_Records supplied_.

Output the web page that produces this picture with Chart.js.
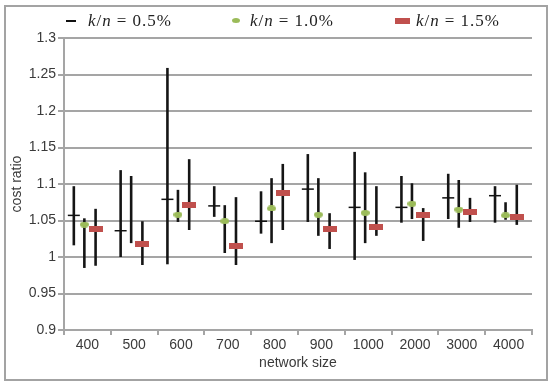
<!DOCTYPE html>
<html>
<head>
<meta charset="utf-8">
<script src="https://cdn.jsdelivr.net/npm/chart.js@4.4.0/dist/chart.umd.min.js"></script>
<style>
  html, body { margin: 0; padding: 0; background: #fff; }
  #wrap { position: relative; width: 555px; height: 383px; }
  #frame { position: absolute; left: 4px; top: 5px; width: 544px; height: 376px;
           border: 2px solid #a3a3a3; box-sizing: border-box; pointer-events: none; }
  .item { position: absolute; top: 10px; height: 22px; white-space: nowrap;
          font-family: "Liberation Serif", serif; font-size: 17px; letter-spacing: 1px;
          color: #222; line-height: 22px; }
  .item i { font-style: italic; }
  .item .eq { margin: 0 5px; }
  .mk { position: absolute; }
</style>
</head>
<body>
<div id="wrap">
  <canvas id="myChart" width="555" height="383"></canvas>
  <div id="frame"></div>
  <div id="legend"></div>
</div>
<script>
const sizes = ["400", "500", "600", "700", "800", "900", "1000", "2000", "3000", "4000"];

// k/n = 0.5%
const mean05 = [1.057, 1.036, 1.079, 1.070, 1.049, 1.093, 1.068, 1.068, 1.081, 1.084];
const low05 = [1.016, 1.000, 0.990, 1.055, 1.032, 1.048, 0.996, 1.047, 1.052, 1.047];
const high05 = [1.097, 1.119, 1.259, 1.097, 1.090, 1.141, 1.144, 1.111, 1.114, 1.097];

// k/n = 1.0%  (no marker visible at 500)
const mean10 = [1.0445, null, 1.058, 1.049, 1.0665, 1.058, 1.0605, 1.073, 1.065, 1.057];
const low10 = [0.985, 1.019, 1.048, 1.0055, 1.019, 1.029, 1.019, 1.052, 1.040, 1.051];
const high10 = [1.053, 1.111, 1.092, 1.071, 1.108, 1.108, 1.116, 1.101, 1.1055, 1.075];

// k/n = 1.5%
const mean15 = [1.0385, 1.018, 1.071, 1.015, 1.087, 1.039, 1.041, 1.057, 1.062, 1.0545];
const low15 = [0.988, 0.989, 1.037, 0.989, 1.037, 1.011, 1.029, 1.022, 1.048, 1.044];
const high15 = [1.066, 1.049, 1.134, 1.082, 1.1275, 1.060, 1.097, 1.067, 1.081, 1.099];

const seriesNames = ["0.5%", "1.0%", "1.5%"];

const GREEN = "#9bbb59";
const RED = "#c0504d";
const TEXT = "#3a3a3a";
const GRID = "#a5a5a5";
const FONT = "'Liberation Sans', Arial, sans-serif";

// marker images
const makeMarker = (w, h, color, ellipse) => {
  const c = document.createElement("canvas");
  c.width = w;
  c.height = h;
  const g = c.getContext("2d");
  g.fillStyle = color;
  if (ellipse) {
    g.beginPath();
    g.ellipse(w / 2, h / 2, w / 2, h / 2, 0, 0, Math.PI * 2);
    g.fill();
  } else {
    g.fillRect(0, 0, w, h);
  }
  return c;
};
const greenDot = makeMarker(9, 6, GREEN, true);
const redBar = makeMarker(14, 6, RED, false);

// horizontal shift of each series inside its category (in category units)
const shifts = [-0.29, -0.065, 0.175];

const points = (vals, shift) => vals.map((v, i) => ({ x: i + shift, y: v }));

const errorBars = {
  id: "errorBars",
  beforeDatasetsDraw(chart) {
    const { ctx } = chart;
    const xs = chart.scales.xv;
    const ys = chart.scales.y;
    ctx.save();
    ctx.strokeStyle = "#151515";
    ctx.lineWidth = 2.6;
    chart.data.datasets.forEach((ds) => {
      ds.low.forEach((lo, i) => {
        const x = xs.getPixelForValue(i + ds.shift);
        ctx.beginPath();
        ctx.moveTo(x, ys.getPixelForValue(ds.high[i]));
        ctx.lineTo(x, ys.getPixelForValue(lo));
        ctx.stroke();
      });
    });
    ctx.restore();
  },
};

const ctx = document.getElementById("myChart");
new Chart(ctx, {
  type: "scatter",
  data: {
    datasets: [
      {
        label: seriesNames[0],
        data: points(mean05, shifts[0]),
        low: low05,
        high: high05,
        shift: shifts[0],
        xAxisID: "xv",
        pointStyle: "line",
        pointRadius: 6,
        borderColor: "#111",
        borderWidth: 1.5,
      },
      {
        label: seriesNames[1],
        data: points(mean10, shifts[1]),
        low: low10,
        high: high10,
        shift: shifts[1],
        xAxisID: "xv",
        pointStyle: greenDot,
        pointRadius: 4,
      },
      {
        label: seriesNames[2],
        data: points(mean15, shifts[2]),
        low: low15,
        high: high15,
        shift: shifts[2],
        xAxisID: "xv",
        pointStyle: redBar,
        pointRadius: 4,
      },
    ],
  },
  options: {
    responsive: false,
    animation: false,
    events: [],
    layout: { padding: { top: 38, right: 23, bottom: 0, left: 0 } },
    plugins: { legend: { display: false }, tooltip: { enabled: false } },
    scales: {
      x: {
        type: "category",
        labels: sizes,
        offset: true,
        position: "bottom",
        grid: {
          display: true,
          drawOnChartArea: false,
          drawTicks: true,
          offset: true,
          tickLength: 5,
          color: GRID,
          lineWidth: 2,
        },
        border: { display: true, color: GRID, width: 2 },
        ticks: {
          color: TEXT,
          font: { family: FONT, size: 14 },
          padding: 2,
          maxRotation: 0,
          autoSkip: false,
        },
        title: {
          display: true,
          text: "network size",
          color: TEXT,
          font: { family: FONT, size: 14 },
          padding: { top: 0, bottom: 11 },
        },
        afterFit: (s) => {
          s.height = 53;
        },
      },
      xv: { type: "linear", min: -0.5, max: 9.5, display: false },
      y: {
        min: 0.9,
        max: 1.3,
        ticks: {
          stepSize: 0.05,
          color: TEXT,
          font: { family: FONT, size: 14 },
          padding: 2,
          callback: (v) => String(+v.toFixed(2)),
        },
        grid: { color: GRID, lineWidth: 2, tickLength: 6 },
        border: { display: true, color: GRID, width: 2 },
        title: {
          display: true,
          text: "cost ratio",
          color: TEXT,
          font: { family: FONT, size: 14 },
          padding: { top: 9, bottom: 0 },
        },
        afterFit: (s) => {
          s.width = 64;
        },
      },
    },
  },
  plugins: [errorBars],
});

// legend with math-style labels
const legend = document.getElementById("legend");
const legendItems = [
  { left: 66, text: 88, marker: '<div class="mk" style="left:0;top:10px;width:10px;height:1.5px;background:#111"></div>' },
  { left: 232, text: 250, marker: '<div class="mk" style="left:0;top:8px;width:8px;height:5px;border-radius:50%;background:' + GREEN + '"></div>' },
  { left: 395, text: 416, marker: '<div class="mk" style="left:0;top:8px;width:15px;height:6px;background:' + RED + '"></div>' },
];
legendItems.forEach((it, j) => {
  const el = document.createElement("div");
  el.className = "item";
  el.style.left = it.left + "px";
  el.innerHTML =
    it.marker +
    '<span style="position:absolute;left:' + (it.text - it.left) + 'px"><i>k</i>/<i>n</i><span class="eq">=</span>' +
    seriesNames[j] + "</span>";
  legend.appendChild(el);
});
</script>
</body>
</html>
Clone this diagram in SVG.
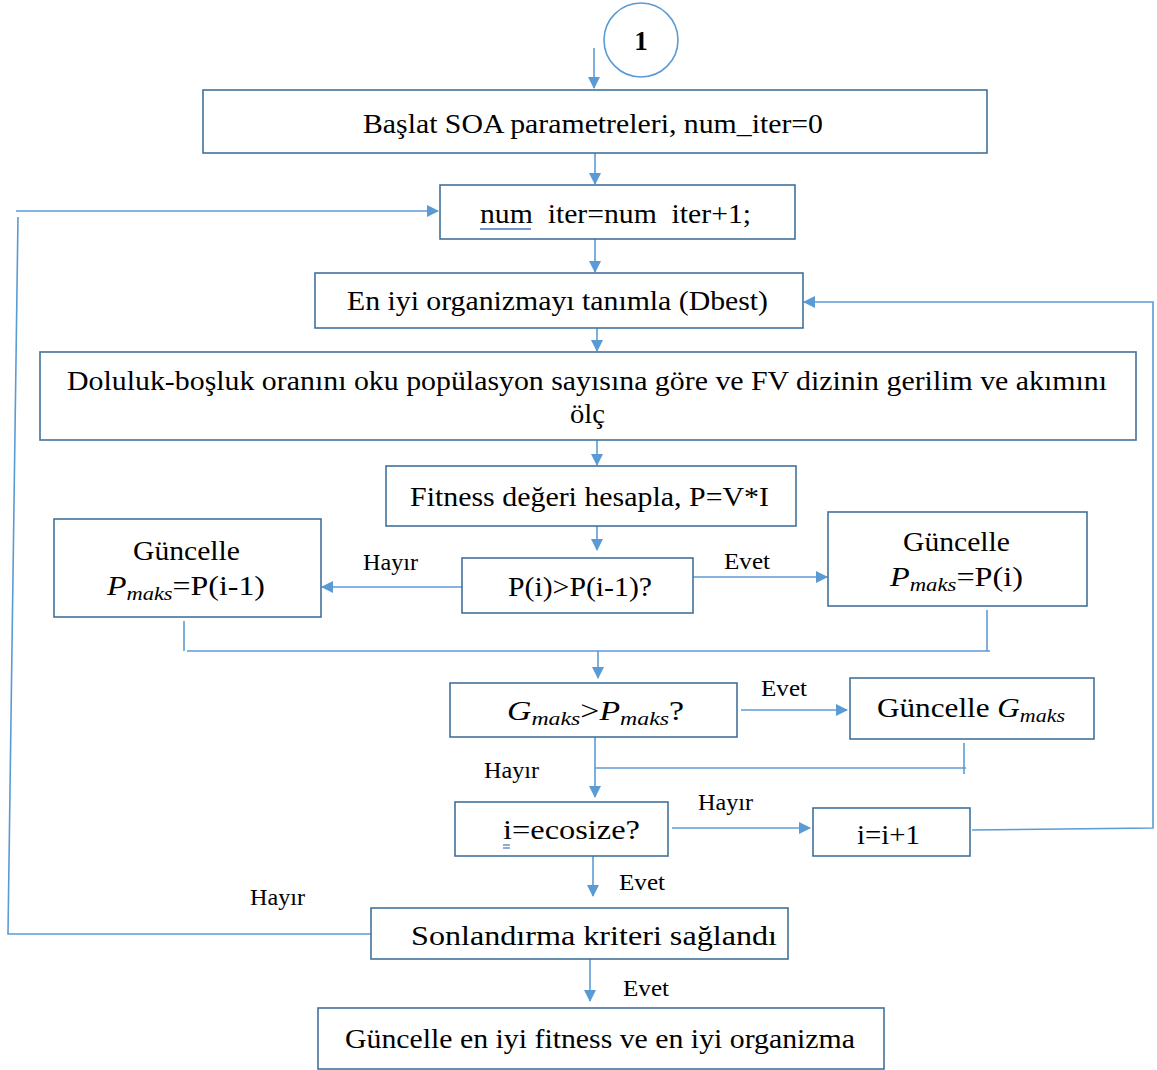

_Challenge_. Write down every line from the opening of the listing to the line with "1.101, 1.1055, 1.075];", both included, and nothing else; the pictures are omitted.

_Output of the task_.
Output the web page that produces this picture with Chart.js.
<!DOCTYPE html>
<html>
<head>
<meta charset="utf-8">
<script src="https://cdn.jsdelivr.net/npm/chart.js@4.4.0/dist/chart.umd.min.js"></script>
<style>
  html, body { margin: 0; padding: 0; background: #fff; }
  #wrap { position: relative; width: 555px; height: 383px; }
  #frame { position: absolute; left: 4px; top: 5px; width: 544px; height: 376px;
           border: 2px solid #a3a3a3; box-sizing: border-box; pointer-events: none; }
  .item { position: absolute; top: 10px; height: 22px; white-space: nowrap;
          font-family: "Liberation Serif", serif; font-size: 17px; letter-spacing: 1px;
          color: #222; line-height: 22px; }
  .item i { font-style: italic; }
  .item .eq { margin: 0 5px; }
  .mk { position: absolute; }
</style>
</head>
<body>
<div id="wrap">
  <canvas id="myChart" width="555" height="383"></canvas>
  <div id="frame"></div>
  <div id="legend"></div>
</div>
<script>
const sizes = ["400", "500", "600", "700", "800", "900", "1000", "2000", "3000", "4000"];

// k/n = 0.5%
const mean05 = [1.057, 1.036, 1.079, 1.070, 1.049, 1.093, 1.068, 1.068, 1.081, 1.084];
const low05 = [1.016, 1.000, 0.990, 1.055, 1.032, 1.048, 0.996, 1.047, 1.052, 1.047];
const high05 = [1.097, 1.119, 1.259, 1.097, 1.090, 1.141, 1.144, 1.111, 1.114, 1.097];

// k/n = 1.0%  (no marker visible at 500)
const mean10 = [1.0445, null, 1.058, 1.049, 1.0665, 1.058, 1.0605, 1.073, 1.065, 1.057];
const low10 = [0.985, 1.019, 1.048, 1.0055, 1.019, 1.029, 1.019, 1.052, 1.040, 1.051];
const high10 = [1.053, 1.111, 1.092, 1.071, 1.108, 1.108, 1.116, 1.101, 1.1055, 1.075];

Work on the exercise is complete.